Thursday, July 29, 2010

1950's race and religion in Newark

In 1954, I was in the fifth grade at Hawthone Avenue School in Newark.   It was one of those urban brick school, where the walls went right up to the sidewalk and seemed to hulk over everything.   The neighborhood was Weequahic, which we knew was a native american name.   We thought it was pretty weird because we could no signs of Native American anything around us (we were looking for anything we had seen on Roy Roger...teepees, bows and arrows, etc.)

At any rate about half my class was black and about half was Jewish.  So I concluded that race and religion were categories that always went together.....all Jews were white, all whites were Jewish, all blacks were Christian, and (of course what else is left) all Christians were black.

Well in the early fall of 1954 I told my father that I didn't believe in God, that I was an atheist.   He just said OK.   Hmmm....I didn't get much reaction out of that one.   Later in the fall come the Jewish holidays, so I'm sleeping in my bed thinking, "well I don't need to get up and go to school."    Along comes Dad and says, "get up."   I ask, "why?"   He says," if you don't believe in God, you get to go to school on the Jewish holidays."   "Okay," I said, surely not backing down on my principals.

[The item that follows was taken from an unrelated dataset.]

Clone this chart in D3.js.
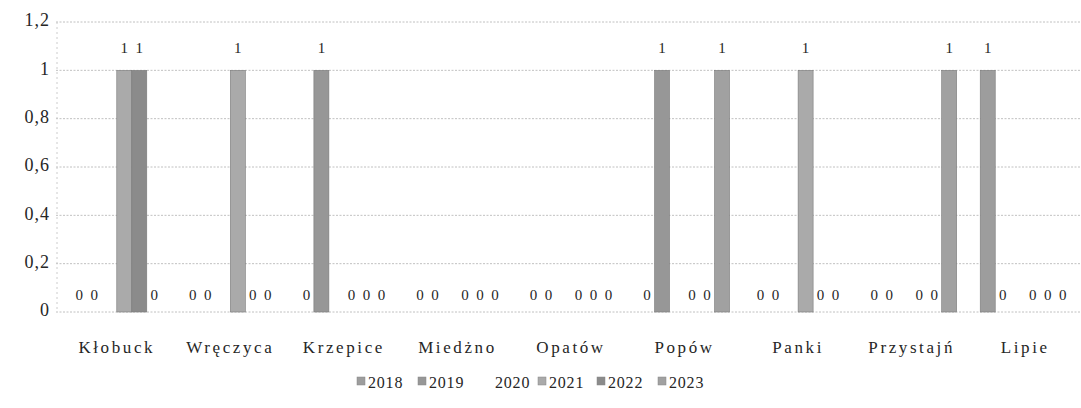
<!DOCTYPE html>
<html>
<head>
<meta charset="utf-8">
<script src="https://cdn.jsdelivr.net/npm/d3@7"></script>
<style>
  body { margin: 0; background: #fff; }
  svg text { font-family: "Liberation Serif", "DejaVu Serif", serif; fill: #262626; }
</style>
</head>
<body>
<div id="chart"></div>
<script>
// categories and series
const towns = ["Kłobuck", "Wręczyca", "Krzepice", "Miedżno", "Opatów", "Popów", "Panki", "Przystajń", "Lipie"];
const years = ["2018", "2019", "2020", "2021", "2022", "2023"];
const v2018 = [0, 0, 0, 0, 0, 0, 0, 0, 1];
const v2019 = [0, 0, 1, 0, 0, 1, 0, 0, 0];
const v2020 = [0, 0, 0, 0, 0, 0, 0, 0, 0];
const v2021 = [1, 1, 0, 0, 0, 0, 1, 0, 0];
const v2022 = [1, 0, 0, 0, 0, 0, 0, 0, 0];
const v2023 = [0, 0, 0, 0, 0, 1, 0, 1, 0];
const yTicks = [0, 0.2, 0.4, 0.6, 0.8, 1, 1.2];

const series = [v2018, v2019, v2020, v2021, v2022, v2023];
const colors = ["#9d9d9d", "#979797", "#ffffff", "#aaaaaa", "#8b8b8b", "#a1a1a1"];
const showLabel = [true, true, false, true, true, true];

const W = 1081, H = 408;
let margin = {top: 22, right: 0, bottom: 96, left: 60};
let width = W - margin.left - margin.right,
    height = H - margin.top - margin.bottom;

let svg = d3.select("#chart")
  .append("svg")
    .attr("width", W)
    .attr("height", H);

let g = svg.append("g")
    .attr("transform", "translate(" + margin.left + "," + margin.top + ")");

// scales
let x0 = d3.scaleBand()
  .domain(towns)
  .range([0, width + 1])
  .padding(0);
let bw = x0.bandwidth();
let groupW = 90;
let x1 = d3.scaleBand()
  .domain(years)
  .range([(bw - groupW) / 2, (bw + groupW) / 2]);
let y = d3.scaleLinear()
  .domain([0, 1.2])
  .range([height, 0]);

// gridlines
g.selectAll(".grid")
  .data(yTicks)
  .enter()
  .append("line")
    .attr("x1", -4)
    .attr("x2", width)
    .attr("y1", d => y(d))
    .attr("y2", d => y(d))
    .attr("stroke", "#b0b0b0")
    .attr("stroke-width", 0.8)
    .attr("stroke-dasharray", "2,1.5");

// y axis line
g.append("line")
  .attr("x1", -3).attr("x2", -3)
  .attr("y1", 0).attr("y2", height)
  .attr("stroke", "#cccccc")
  .attr("stroke-dasharray", "2,3");

// y axis labels
let yAxis = d3.axisLeft(y)
  .tickValues(yTicks)
  .tickSize(0)
  .tickPadding(0)
  .tickFormat(d => d3.format(".1~f")(d).replace(".", ","));
let ya = g.append("g")
  .attr("transform", "translate(-10,-2)")
  .call(yAxis);
ya.select(".domain").remove();
ya.attr("font-family", null);
ya.selectAll("text")
  .style("font-size", "18px")
  .style("letter-spacing", "1px")
  .attr("fill", null);

// x axis labels
let xa = g.append("g")
  .attr("transform", "translate(0," + height + ")")
  .call(d3.axisBottom(x0).tickSize(0).tickPadding(29));
xa.select(".domain").remove();
xa.attr("font-family", null);
xa.selectAll("text")
  .style("font-size", "17px")
  .style("letter-spacing", "2.6px")
  .attr("fill", null);

// bars
let rows = towns.map((t, i) => ({
  town: t,
  vals: years.map((yr, k) => ({year: yr, k: k, value: series[k][i]}))
}));

let grp = g.selectAll(".grp")
  .data(rows)
  .enter()
  .append("g")
    .attr("transform", d => "translate(" + x0(d.town) + ",0)");

grp.selectAll("rect")
  .data(d => d.vals.filter(v => v.value > 0))
  .enter()
  .append("rect")
    .attr("x", d => x1(d.year))
    .attr("y", d => y(d.value))
    .attr("width", x1.bandwidth())
    .attr("height", d => height - y(d.value))
    .attr("fill", d => colors[d.k])
    .attr("stroke", "#7a7a7a")
    .attr("stroke-width", 0.6);

// value labels
grp.selectAll("text.val")
  .data(d => d.vals.filter(v => showLabel[v.k]))
  .enter()
  .append("text")
    .attr("class", "val")
    .attr("x", d => x1(d.year) + x1.bandwidth() / 2)
    .attr("y", d => y(d.value) - (d.value > 0 ? 17 : 12))
    .attr("text-anchor", "middle")
    .style("font-size", "15px")
    .text(d => d.value);

// legend
let legX = [357, 418, 484, 538, 597, 658];
let leg = svg.append("g");
years.forEach((yr, k) => {
  if (k !== 2) {
    leg.append("rect")
      .attr("x", legX[k])
      .attr("y", 377)
      .attr("width", 8)
      .attr("height", 8)
      .attr("fill", colors[k])
      .attr("stroke", "#888")
      .attr("stroke-width", 0.5);
  }
  leg.append("text")
    .attr("x", legX[k] + 11)
    .attr("y", 388)
    .style("font-size", "16px")
    .style("letter-spacing", "0.8px")
    .text(yr);
});
</script>
</body>
</html>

So off I trot to school, expecting to see all the black kids, and none of the white kids.   Well I had a really big surprise waiting.   Sitting in class was one white girl!   So I went up to her and said, "are you agnostic or atheist?"    Her answer, "I'm Catholic."    That just destroyed my view of the world.

Well if I had been a bit more worldly, I would have known....because her name was Rosemary......not a very good Jewish name.   Well of course thinking she was terribly exotic, I promptly developed a huge crush on her.

This story went very well with my West Virginia union friends, because most of them grew up never seeing a Jewish person.   What different little worlds!